■ Collected material ■
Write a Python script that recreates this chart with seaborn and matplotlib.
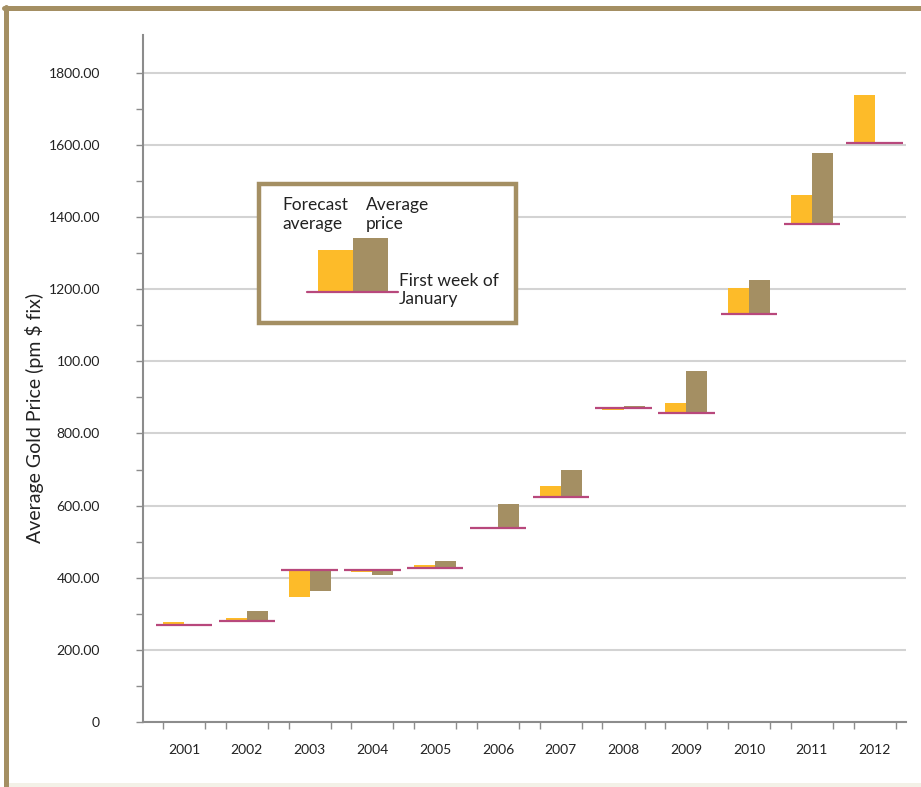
import numpy as np
import pandas as pd
import matplotlib
matplotlib.use("Agg")
import matplotlib.pyplot as plt
from matplotlib.patches import Rectangle
from matplotlib.lines import Line2D
import seaborn as sns

years = ["2001", "2002", "2003", "2004", "2005", "2006", "2007", "2008", "2009", "2010", "2011", "2012"]
first_week = [268, 281, 421, 421, 426, 538, 625, 870, 858, 1131, 1380, 1605]
forecast_avg = [277, 288, 347, 416, 435, 538, 654, 865, 884, 1203, 1460, 1740]
average_price = [271, 308, 363, 409, 446, 604, 699, 875, 973, 1227, 1577, 1605]
ytick_values = [0, 200, 400, 600, 800, 1000, 1200, 1400, 1600, 1800]
ytick_labels = ["0", "200.00", "400.00", "600.00", "800.00", "100.00", "1200.00", "1400.00", "1600.00", "1800.00"]

ORANGE = "#FDBB29"
BROWN = "#A48F63"
MAGENTA = "#B8487C"
GRID = "#D3D3D3"
SPINE = "#8C8C8C"

sns.set_theme(style="white")
plt.rcParams["font.family"] = ["Lato", "DejaVu Sans"]

df = pd.DataFrame({
    "year": years * 2,
    "series": ["Forecast average"] * 12 + ["Average price"] * 12,
    "delta": [f - b for f, b in zip(forecast_avg, first_week)] + [a - b for a, b in zip(average_price, first_week)],
})

fig = plt.figure(figsize=(9.21, 7.87), dpi=100)
ax = fig.add_axes([143 / 921, 65 / 787, (906 - 143) / 921, (722 - 35) / 787])

sns.barplot(data=df, x="year", y="delta", hue="series", order=years,
            hue_order=["Forecast average", "Average price"],
            palette=[ORANGE, BROWN], width=0.67, gap=0, dodge=True,
            bottom=np.array(first_week, dtype=float), legend=False,
            linewidth=0, saturation=1, errorbar=None, ax=ax, zorder=3)

xs = np.arange(len(years))
ax.hlines(first_week, xs - 0.45, xs + 0.45, colors=MAGENTA, linewidth=1.6, zorder=4)

ax.set_xlim(-0.655, 11.5)
ax.set_ylim(0, 1905)
ax.set_yticks(ytick_values)
ax.set_yticklabels(ytick_labels)
ax.set_yticks(np.arange(100, 1900, 200), minor=True)
ax.yaxis.grid(True, which="major", color=GRID, linewidth=1.5, zorder=0)
ax.set_axisbelow(True)

# x ticks at outer bar edges, labels at category centres
edge_ticks = np.sort(np.concatenate([xs - 0.335, xs + 0.335]))
ax.set_xticks(edge_ticks)
ax.set_xticklabels([])
ax.set_xticks(xs, minor=True)
ax.set_xticklabels(years, minor=True)
ax.tick_params(axis="x", which="major", direction="out", length=5, width=1, color=SPINE, bottom=True)
ax.tick_params(axis="x", which="minor", length=0, pad=16, labelsize=10, labelcolor="#222222")
ax.tick_params(axis="y", which="both", direction="out", length=5, width=1, color=SPINE, left=True,
               pad=26, labelsize=10, labelcolor="#222222")

ax.set_xlabel("")
ax.set_ylabel("Average Gold Price (pm $ fix)", fontsize=14, color="#222222")
ax.yaxis.set_label_coords(-0.1297, 0.4425)

for s in ["top", "right"]:
    ax.spines[s].set_visible(False)
for s in ["left", "bottom"]:
    ax.spines[s].set_color(SPINE)
    ax.spines[s].set_linewidth(1.5)

# legend box drawn in figure pixel coords
W, H = 921.0, 787.0
def fx(px):
    return px / W
def fy(py):
    return 1 - py / H

fig.add_artist(Rectangle((fx(259), fy(323)), (516 - 259) / W, (323 - 184) / H,
                         fill=True, facecolor="white", edgecolor=BROWN, linewidth=3.2,
                         transform=fig.transFigure, zorder=5))
fig.add_artist(Rectangle((fx(318), fy(292)), 35 / W, 42 / H, facecolor=ORANGE, edgecolor="none",
                         transform=fig.transFigure, zorder=6))
fig.add_artist(Rectangle((fx(353), fy(292)), 35 / W, 54 / H, facecolor=BROWN, edgecolor="none",
                         transform=fig.transFigure, zorder=6))
fig.add_artist(Line2D([fx(307), fx(398)], [fy(292), fy(292)], color=MAGENTA, linewidth=1.6,
                      transform=fig.transFigure, zorder=7))
fig.text(fx(282), fy(197), "Forecast\naverage", fontsize=12.5, va="top", ha="left",
         linespacing=1.2, color="#222222", zorder=8)
fig.text(fx(366), fy(197), "Average\nprice", fontsize=12.5, va="top", ha="left",
         linespacing=1.2, color="#222222", zorder=8)
fig.text(fx(399), fy(273), "First week of\nJanuary", fontsize=12.5, va="top", ha="left",
         linespacing=1.15, color="#222222", zorder=8)

# outer frame
fig.add_artist(Line2D([fx(5.5), fx(5.5)], [fy(7), fy(787)], color=BROWN, linewidth=3.6,
                      transform=fig.transFigure))
fig.add_artist(Line2D([fx(4), fx(921)], [fy(7.5), fy(7.5)], color=BROWN, linewidth=3.6,
                      transform=fig.transFigure))
fig.add_artist(Rectangle((fx(8), 0), 1, 4 / H, facecolor="#F3F1E7", edgecolor="none",
                         transform=fig.transFigure))

fig.savefig("out.png", dpi=100)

■ Aim ■
Point out every line holding the string "seaborn" and copy it.

■ Exercise answer ■
Write a Python script that recreates this chart with seaborn and matplotlib.
import seaborn as sns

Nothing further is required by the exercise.